Shifts of 24 Hours or More

For those employees who do not qualify as live-in employees but are on duty for 24 hours or more, sleep time of up to eight hours may be excluded from hours worked when (1) the employee is provided with "adequate sleeping facilities," (2) he or she "can usually enjoy an uninterrupted night’s sleep," and (3) the parties have an "expressed or implied agreement" to exclude the sleep time.

Adequate Sleeping Facilities

To exclude sleep time for employees who are on duty for 24 hours or more, the employee need only have access to “adequate sleeping facilities,” meaning access to basic sleeping amenities, such as a bed and linens; reasonable standards of comfort; and basic bathroom and kitchen facilities, which may be shared. Unlike for live-in employees, the sleeping area need not be private.

Usually Enjoy an Uninterrupted Night’s Sleep

The Bulletin clarifies the WHD’s enforcement position on whether an employee can “usually enjoy an uninterrupted night’s sleep,” as set forth in 29 C.F.R. § 785.22(a). WHD takes the position that five consecutive hours of sleep without interruption constitutes an “uninterrupted night’s sleep” and that an employee can “usually” enjoy that uninterrupted night’s sleep if he or she is getting that type of sleeping period at least half the time.

Section 785.22(b), on the other hand, addresses whether, on any particular night, the employee has gotten enough sleep to reasonably permit the exclusion of any portion of her regular sleeping period, assuming the requirements of Section 785.22(a) are met such that an employee’s sleep time is usually excluded from her hours worked. In that instance, the five hours need not be continuous, but interruptions must not be so frequent as to prevent reasonable periods of sleep that add up to at least five hours.
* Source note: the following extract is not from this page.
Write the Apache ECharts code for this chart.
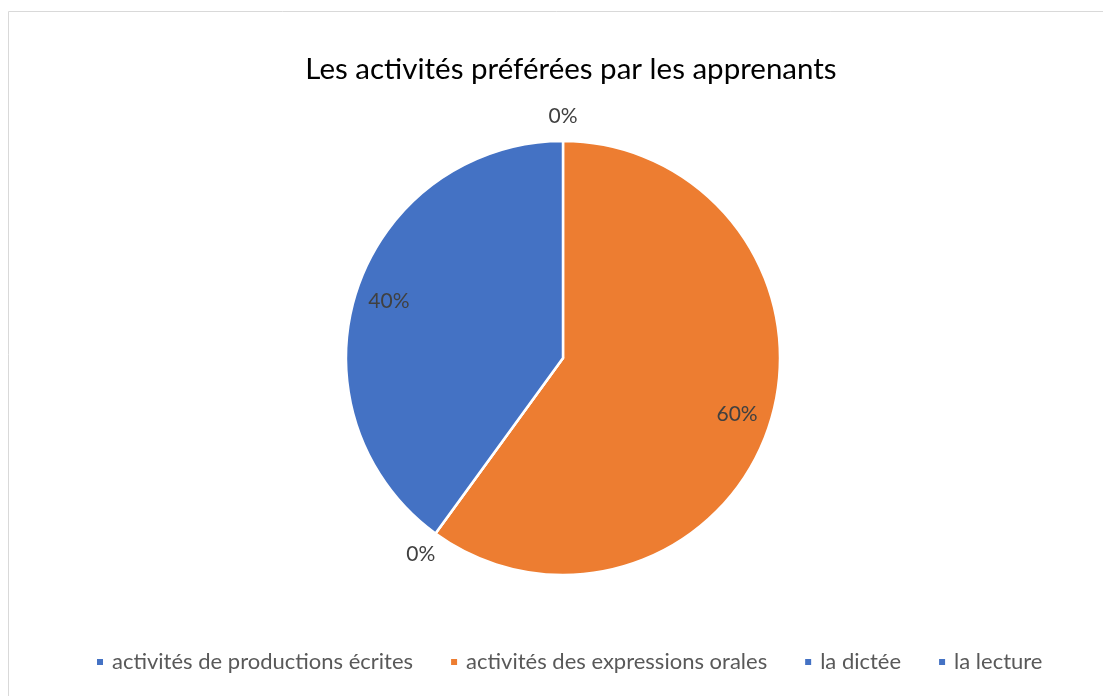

Express or Implied Agreement

The Bulletin reiterates the requirement that there must be an express or implied agreement, and that agreement may be evidenced by the parties’ conduct. However, the Bulletin counsels investigators to account for any evidence that the employee has objected to the exclusion of sleep time from her hours worked. As such, employers should have an agreement in writing and signed by the caregiver.

Shifts of Less than 24 Hours

Employees who work shifts of less than 24 hours must be paid for all hours worked during the shift, and no sleep time may be excluded even if the worker sleeps during the shift.

For Both Live-In Employees and Employees on Duty for 24 Hours or More

The Bulletin also notes that two additional limitations are applicable to both live-in employees and employees who are on duty for 24 hour or more: (i) any interruption of what might otherwise be properly excluded sleep time by a call to duty must be treated as hours worked; and (ii) if on a particular night the employee does not get reasonable periods of uninterrupted sleep totaling at least five hours, no sleep time may be excluded.

Conclusion

The DOL’s Home Care Rule appears to be here to stay. Given the increased risk of both litigation and the DOL’s increased scrutiny of the industry, home care companies should be vigilant in their efforts to comply with the FLSA’s minimum wage, overtime, and recordkeeping requirements. Moreover, companies that associate with independent contractor home care workers should conduct a thorough review of their practices and assess whether those workers are appropriately classified as independent contractors.